Detroit may still be the industry's U.S. heart, but auto manufacturing and its related supply activities are spread throughout the country. In North Carolina, as was reported the other day, a quarter of all manufacturing jobs have a motor vehicle industry tie-in. Just think of this sector's sweep. The construction of roads. The production of fuel. The mining of iron and other raw materials. The manufacture of steel. Fabrics. Rubber. Then, there's the business of selling and servicing.

Activities at the core of our daily lives all depend on being able to crank an engine – getting to work, getting to school, getting to the store, getting products to the store so we can buy them.

But car sales have fallen off a cliff as people have seen their disposable incomes shrink and as credit has dried up. GM, Ford and Chrysler are reduced to begging Uncle Sam for handouts to try to forestall bankruptcy.

Perhaps their misfortune would be the gain of Toyota, Honda and other foreign-owned car companies with large U.S. operations – companies that have done a better job sorting out marketability and profitability. The South, where the Japanese and European companies have tended to set up shop, would logically benefit from a shift in the industry's center of gravity. Still, a bankruptcy bomb exploding in Detroit would mean unpleasant fallout from coast to coast.

Detroit – that's where my father grew up. He did some part-time work in an auto plant, I think it was Dodge, to help pay for college. Then he left, heading east to work for the federal government. He was an only child who had immigrated when he was 10, and his only kin in this country besides his parents was a cousin.

She was married to an auto worker. Their last name was Skyzinsky or something close to that. We visited them a few times; they had kids about the same age as my two sisters and I.
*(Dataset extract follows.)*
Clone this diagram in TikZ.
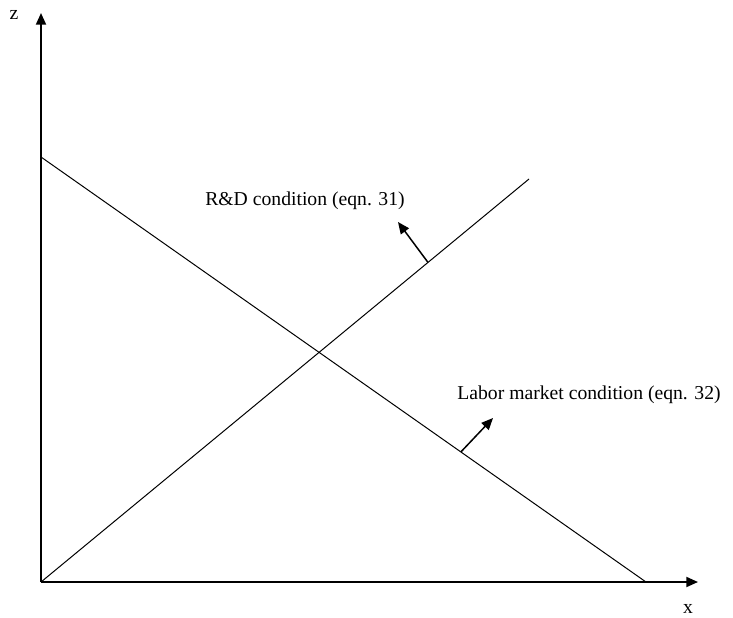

Their walls were bedecked with religious art. Displayed just as prominently as a portrait of Jesus was a large framed photo of Walter Reuther, the sainted UAW leader. This family understood its debt to the union, to the labor champions who had endured the strikes and the goons and the beatings.
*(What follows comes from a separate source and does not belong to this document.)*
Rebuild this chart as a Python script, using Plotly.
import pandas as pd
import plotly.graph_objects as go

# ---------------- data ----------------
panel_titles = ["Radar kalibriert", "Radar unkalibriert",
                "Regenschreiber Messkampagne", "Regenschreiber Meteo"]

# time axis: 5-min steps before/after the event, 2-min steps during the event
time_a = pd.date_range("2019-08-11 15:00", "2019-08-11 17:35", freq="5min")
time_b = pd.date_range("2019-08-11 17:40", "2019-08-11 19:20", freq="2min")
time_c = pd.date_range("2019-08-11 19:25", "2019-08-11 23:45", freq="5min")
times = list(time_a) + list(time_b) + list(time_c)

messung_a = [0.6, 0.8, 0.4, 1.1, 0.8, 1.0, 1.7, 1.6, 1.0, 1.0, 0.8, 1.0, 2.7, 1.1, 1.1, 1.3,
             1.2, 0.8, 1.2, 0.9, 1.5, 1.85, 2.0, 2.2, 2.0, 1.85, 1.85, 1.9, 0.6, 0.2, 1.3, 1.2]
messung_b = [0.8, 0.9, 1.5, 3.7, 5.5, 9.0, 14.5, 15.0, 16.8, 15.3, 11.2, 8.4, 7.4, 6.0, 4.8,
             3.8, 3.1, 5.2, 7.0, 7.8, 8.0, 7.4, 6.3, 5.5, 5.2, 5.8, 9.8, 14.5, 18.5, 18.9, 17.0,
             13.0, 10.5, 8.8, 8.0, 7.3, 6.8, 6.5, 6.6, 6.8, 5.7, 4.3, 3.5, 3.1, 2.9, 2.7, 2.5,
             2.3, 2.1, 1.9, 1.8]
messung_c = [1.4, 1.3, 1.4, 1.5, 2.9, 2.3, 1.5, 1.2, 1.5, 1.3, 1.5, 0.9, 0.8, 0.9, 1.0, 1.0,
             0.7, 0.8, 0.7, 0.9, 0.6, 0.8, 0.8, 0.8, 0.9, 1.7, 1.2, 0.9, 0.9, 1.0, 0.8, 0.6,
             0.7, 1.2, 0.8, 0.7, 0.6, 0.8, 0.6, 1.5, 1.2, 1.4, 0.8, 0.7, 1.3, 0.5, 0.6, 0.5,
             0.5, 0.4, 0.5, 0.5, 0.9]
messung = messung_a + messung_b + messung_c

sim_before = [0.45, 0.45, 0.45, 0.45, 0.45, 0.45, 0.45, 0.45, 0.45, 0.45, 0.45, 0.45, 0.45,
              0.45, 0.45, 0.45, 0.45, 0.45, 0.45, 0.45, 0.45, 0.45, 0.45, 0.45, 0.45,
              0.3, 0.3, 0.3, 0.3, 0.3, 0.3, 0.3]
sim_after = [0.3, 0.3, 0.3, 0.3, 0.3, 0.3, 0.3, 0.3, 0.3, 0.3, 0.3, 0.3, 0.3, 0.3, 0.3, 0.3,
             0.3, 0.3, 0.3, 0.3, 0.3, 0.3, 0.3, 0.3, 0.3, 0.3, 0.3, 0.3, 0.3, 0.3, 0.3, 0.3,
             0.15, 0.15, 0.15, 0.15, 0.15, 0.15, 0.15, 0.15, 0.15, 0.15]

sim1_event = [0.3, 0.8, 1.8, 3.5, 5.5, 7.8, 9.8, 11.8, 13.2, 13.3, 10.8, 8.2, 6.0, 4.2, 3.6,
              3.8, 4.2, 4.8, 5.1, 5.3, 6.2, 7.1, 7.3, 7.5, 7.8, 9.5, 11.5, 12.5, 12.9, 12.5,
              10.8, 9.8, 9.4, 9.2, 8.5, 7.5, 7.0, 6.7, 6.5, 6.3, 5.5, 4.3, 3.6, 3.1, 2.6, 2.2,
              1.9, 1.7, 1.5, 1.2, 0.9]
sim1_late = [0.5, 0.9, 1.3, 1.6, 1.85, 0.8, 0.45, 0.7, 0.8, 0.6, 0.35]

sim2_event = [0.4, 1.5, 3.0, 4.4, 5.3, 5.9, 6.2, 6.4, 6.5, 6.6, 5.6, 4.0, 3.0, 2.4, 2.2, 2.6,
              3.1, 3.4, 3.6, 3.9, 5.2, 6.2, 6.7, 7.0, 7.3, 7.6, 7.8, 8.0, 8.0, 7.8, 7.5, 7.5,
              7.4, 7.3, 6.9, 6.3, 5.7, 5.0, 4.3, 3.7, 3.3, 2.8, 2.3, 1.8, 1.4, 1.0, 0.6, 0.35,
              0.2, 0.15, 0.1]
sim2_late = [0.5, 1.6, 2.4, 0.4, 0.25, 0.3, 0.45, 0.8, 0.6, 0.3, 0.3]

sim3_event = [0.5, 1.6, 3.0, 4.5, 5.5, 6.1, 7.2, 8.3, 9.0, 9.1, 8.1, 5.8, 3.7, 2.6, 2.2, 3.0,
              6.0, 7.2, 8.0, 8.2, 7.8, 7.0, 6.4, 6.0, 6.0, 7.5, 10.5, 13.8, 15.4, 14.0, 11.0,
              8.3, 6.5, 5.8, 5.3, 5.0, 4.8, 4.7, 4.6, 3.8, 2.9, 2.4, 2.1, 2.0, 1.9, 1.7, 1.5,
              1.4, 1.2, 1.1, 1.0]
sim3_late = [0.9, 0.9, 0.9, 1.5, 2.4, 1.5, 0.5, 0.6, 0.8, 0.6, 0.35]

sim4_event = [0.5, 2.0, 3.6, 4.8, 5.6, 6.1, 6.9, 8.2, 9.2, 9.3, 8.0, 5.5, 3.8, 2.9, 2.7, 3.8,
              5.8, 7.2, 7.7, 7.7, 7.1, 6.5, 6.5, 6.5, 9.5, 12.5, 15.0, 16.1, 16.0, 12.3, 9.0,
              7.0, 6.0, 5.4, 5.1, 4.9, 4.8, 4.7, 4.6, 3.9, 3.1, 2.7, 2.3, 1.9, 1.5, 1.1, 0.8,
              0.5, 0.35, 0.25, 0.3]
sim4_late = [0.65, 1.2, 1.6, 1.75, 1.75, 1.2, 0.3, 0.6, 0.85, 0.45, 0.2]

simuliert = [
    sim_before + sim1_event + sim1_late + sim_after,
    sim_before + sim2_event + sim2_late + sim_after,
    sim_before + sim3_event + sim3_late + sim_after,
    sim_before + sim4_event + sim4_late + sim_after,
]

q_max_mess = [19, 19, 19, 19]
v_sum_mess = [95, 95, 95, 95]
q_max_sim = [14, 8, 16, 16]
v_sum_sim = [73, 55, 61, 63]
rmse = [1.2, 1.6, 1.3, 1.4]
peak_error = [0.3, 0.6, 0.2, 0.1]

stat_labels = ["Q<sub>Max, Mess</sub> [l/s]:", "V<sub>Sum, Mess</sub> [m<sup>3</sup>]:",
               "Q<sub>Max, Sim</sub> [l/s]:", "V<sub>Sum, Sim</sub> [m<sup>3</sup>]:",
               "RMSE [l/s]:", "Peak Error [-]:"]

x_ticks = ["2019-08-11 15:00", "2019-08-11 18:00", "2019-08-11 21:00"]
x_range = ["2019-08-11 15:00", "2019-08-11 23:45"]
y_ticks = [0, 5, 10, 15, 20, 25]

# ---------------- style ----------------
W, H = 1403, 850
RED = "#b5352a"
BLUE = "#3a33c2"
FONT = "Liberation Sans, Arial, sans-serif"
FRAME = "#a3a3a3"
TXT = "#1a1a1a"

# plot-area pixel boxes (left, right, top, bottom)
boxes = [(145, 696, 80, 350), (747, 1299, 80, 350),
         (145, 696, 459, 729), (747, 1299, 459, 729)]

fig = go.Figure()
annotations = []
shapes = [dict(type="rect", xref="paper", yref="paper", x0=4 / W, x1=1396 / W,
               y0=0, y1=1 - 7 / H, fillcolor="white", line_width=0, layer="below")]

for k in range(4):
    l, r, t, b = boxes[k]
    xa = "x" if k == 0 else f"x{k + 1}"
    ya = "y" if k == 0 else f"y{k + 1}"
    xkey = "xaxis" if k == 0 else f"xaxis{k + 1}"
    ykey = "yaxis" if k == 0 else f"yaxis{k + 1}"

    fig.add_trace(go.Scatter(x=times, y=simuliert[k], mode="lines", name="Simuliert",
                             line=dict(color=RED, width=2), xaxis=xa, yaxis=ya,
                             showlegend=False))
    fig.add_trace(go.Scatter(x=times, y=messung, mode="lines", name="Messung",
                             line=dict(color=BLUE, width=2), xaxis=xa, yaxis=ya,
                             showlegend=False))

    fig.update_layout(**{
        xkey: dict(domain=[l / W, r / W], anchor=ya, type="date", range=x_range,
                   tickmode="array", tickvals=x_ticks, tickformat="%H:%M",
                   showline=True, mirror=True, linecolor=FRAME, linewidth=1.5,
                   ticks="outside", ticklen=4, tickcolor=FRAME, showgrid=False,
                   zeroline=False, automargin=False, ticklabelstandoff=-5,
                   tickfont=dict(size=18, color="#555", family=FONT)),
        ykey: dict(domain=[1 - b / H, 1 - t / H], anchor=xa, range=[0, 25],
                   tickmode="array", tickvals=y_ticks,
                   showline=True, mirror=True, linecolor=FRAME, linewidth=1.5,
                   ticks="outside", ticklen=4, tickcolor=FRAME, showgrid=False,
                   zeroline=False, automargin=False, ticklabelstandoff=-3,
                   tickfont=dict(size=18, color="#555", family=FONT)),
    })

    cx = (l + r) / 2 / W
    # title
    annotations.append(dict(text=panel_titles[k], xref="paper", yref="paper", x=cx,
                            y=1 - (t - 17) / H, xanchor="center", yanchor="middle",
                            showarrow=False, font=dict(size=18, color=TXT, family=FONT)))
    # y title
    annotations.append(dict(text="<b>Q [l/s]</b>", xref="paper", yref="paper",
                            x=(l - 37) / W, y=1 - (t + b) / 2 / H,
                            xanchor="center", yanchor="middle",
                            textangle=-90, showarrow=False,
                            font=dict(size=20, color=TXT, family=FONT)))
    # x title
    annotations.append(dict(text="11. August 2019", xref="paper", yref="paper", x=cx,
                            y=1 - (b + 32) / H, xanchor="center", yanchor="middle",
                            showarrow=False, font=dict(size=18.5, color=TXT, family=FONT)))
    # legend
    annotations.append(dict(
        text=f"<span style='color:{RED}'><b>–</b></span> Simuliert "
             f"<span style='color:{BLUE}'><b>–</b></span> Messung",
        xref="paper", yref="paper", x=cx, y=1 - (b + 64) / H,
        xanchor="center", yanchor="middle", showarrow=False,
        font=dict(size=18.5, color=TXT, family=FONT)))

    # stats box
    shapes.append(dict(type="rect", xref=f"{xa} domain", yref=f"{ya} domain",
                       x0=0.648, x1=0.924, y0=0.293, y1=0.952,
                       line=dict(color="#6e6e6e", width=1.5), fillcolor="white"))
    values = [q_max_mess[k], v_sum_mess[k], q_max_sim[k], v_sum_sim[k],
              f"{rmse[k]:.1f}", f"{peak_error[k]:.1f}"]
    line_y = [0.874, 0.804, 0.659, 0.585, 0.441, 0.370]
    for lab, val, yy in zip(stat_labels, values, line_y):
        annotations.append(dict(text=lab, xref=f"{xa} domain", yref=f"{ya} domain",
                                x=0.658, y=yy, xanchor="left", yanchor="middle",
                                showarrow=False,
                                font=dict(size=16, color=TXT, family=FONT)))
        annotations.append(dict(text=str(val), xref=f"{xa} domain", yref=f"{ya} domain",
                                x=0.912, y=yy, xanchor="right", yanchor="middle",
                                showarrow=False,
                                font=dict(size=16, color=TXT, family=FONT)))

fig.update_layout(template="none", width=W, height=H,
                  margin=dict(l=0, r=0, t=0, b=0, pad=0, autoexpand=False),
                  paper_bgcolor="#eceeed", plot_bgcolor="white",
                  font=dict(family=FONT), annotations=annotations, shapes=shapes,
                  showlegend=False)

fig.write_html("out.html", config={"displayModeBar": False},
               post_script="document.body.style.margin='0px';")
My mother's parents also had an auto industry foothold of sorts. My grandfather, settling down from a job as a traveling tire salesman, became the proprietor of Beechley's Tire & Battery Shop, the place to go in Nappanee, Ind., for auto supplies, repairs or a tank of gas. (The brand, now defunct, was DX.) When my mother, also an only child, became old enough, she would pump gas for customers while her dad went home for lunch.

A NAPA store was operating on the site the last time I visited Nappanee, which is not too far from South Bend – host not only to Notre Dame but also to the Studebaker National Museum. Go if you can. It showcases in the Studebaker company's home city some of the most distinctive American cars ever built. Luxurious Packards, too – the companies merged in the mid-1950s to try to stave off disaster at the hands of the Big Three. What goes around ...

Have we come to the point where we can anticipate a General Motors National Museum, or Ford Motor Co., or Chrysler, memorializing all those Corvettes, Continentals, Chargers and 'Cudas of the glory years? In Detroit, naturally – I'd buy a ticket. But to see our auto industry turned upside down and inside out, as could be about to happen, would inflict grievous economic pain on millions of Americans and their communities. Be especially thankful if you're not likely to be among them.